* [Data segment]:

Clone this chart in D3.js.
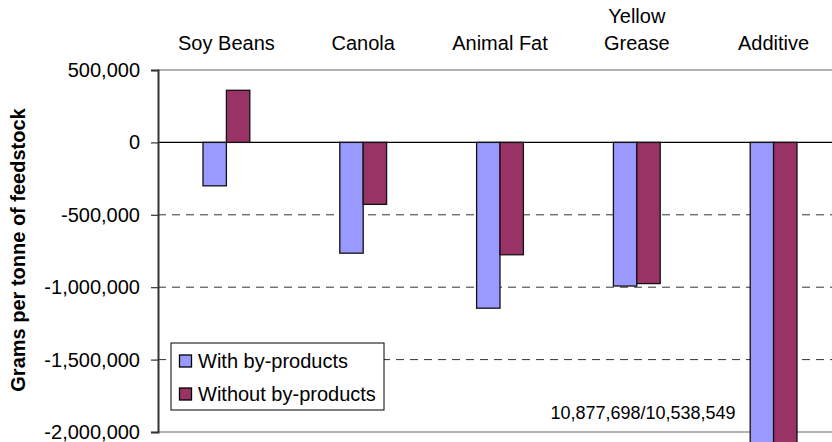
<!DOCTYPE html>
<html>
<head>
<meta charset="utf-8">
<script src="https://cdn.jsdelivr.net/npm/d3@7"></script>
<style>
  html, body { margin: 0; padding: 0; background: #fff; }
  svg { display: block; font-family: "Liberation Sans", Arial, sans-serif; }
</style>
</head>
<body>
<svg id="chart" width="832" height="442"></svg>
<script>
// Feedstock categories (multi-line names split on "\n")
const categories = ["Soy Beans", "Canola", "Animal Fat", "Yellow\nGrease", "Additive"];
const seriesNames = ["With by-products", "Without by-products"];
// Grams per tonne of feedstock
const withByProducts = [-300000, -765000, -1145000, -992000, -10877698];
const withoutByProducts = [360000, -428000, -776000, -975000, -10538549];
const yTicks = [500000, 0, -500000, -1000000, -1500000, -2000000];
const offScaleNote = "10,877,698/10,538,549";
const colors = ["#9999FF", "#993366"];

const svg = d3.select("#chart");
const W = 832, H = 442;
const plot = { left: 158, right: 842, top: 70, bottom: 432 };

const y = d3.scaleLinear().domain([-2000000, 500000]).range([plot.bottom, plot.top]);
const x = d3.scaleBand().domain(categories).range([plot.left, plot.right])
  .paddingInner(0.658).paddingOuter(0.329);
const xs = d3.scaleBand().domain(seriesNames).range([0, x.bandwidth()]);

// Gridlines
const grid = svg.append("g");
yTicks.forEach(t => {
  const g = grid.append("line")
    .attr("x1", plot.left).attr("x2", W)
    .attr("y1", y(t)).attr("y2", y(t));
  if (t === 0) {
    g.attr("stroke", "#000").attr("stroke-width", 1.2);
  } else if (t === 500000 || t === -2000000) {
    g.attr("stroke", "#999").attr("stroke-width", 1.5);
  } else {
    g.attr("stroke", "#333").attr("stroke-width", 1).attr("stroke-dasharray", "8,6");
  }
});

// Bars
const rows = categories.map((c, i) => ({ cat: c, vals: [withByProducts[i], withoutByProducts[i]] }));
const groups = svg.append("g").selectAll("g").data(rows).join("g")
  .attr("transform", d => `translate(${x(d.cat)},0)`);
groups.selectAll("rect")
  .data(d => d.vals.map((v, k) => ({ v, k })))
  .join("rect")
  .attr("x", d => xs(seriesNames[d.k]))
  .attr("width", xs.bandwidth())
  .attr("y", d => Math.min(y(d.v), y(0)))
  .attr("height", d => Math.abs(y(d.v) - y(0)))
  .attr("fill", d => colors[d.k])
  .attr("stroke", "#111")
  .attr("stroke-width", 1.3);

// Y axis
const yAxis = d3.axisLeft(y).tickValues(yTicks).tickSize(7).tickPadding(11)
  .tickFormat(d3.format(",.0f"));
const ya = svg.append("g").attr("transform", `translate(${plot.left},0)`).call(yAxis);
ya.select(".domain").attr("stroke", "#333").attr("stroke-width", 2);
ya.selectAll(".tick line").attr("stroke", "#333").attr("stroke-width", 1.2);
ya.selectAll(".tick text")
  .attr("fill", "#000")
  .style("font-size", "20px")
  .style("font-family", "'Liberation Sans', Arial, sans-serif")
  .text(d => d3.format(",.0f")(d).replace("−", "-"));

// Category labels above the plot
const catLabels = svg.append("g").selectAll("text").data(categories).join("text")
  .attr("x", d => x(d) + x.bandwidth() / 2)
  .attr("text-anchor", "middle")
  .style("font-size", "20px")
  .attr("fill", "#000");
catLabels.each(function(d) {
  const lines = d.split("\n");
  const t = d3.select(this);
  const base = 50 - (lines.length - 1) * 27;
  lines.forEach((ln, i) => {
    t.append("tspan").attr("x", x(d) + x.bandwidth() / 2).attr("y", base + i * 27).text(ln);
  });
});

// Y axis title
svg.append("text")
  .attr("transform", `translate(25,250) rotate(-90)`)
  .attr("text-anchor", "middle")
  .style("font-size", "20px")
  .style("font-weight", "bold")
  .attr("fill", "#000")
  .text("Grams per tonne of feedstock");

// Note for the off-scale Additive bars
svg.append("text")
  .attr("x", 643).attr("y", 419)
  .attr("text-anchor", "middle")
  .style("font-size", "18px")
  .attr("fill", "#000")
  .text(offScaleNote);

// Legend
const leg = svg.append("g").attr("transform", "translate(171,343)");
leg.append("rect").attr("width", 213).attr("height", 67)
  .attr("fill", "#fff").attr("stroke", "#000").attr("stroke-width", 1);
seriesNames.forEach((s, i) => {
  const cy = 18 + i * 33;
  leg.append("rect").attr("x", 8.5).attr("y", cy - 6).attr("width", 12).attr("height", 12)
    .attr("fill", colors[i]).attr("stroke", "#000").attr("stroke-width", 1.3);
  leg.append("text").attr("x", 27).attr("y", cy + 7)
    .style("font-size", "20px").attr("fill", "#000").text(s);
});
</script>
</body>
</html>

* [What you need to do]: From the opening line of the listing above through the line bearing "70, bottom: 432", repeat each line exactly. Drop every picture.

* [In response]:
Clone this chart in D3.js.
<!DOCTYPE html>
<html>
<head>
<meta charset="utf-8">
<script src="https://cdn.jsdelivr.net/npm/d3@7"></script>
<style>
  html, body { margin: 0; padding: 0; background: #fff; }
  svg { display: block; font-family: "Liberation Sans", Arial, sans-serif; }
</style>
</head>
<body>
<svg id="chart" width="832" height="442"></svg>
<script>
// Feedstock categories (multi-line names split on "\n")
const categories = ["Soy Beans", "Canola", "Animal Fat", "Yellow\nGrease", "Additive"];
const seriesNames = ["With by-products", "Without by-products"];
// Grams per tonne of feedstock
const withByProducts = [-300000, -765000, -1145000, -992000, -10877698];
const withoutByProducts = [360000, -428000, -776000, -975000, -10538549];
const yTicks = [500000, 0, -500000, -1000000, -1500000, -2000000];
const offScaleNote = "10,877,698/10,538,549";
const colors = ["#9999FF", "#993366"];

const svg = d3.select("#chart");
const W = 832, H = 442;
const plot = { left: 158, right: 842, top: 70, bottom: 432 };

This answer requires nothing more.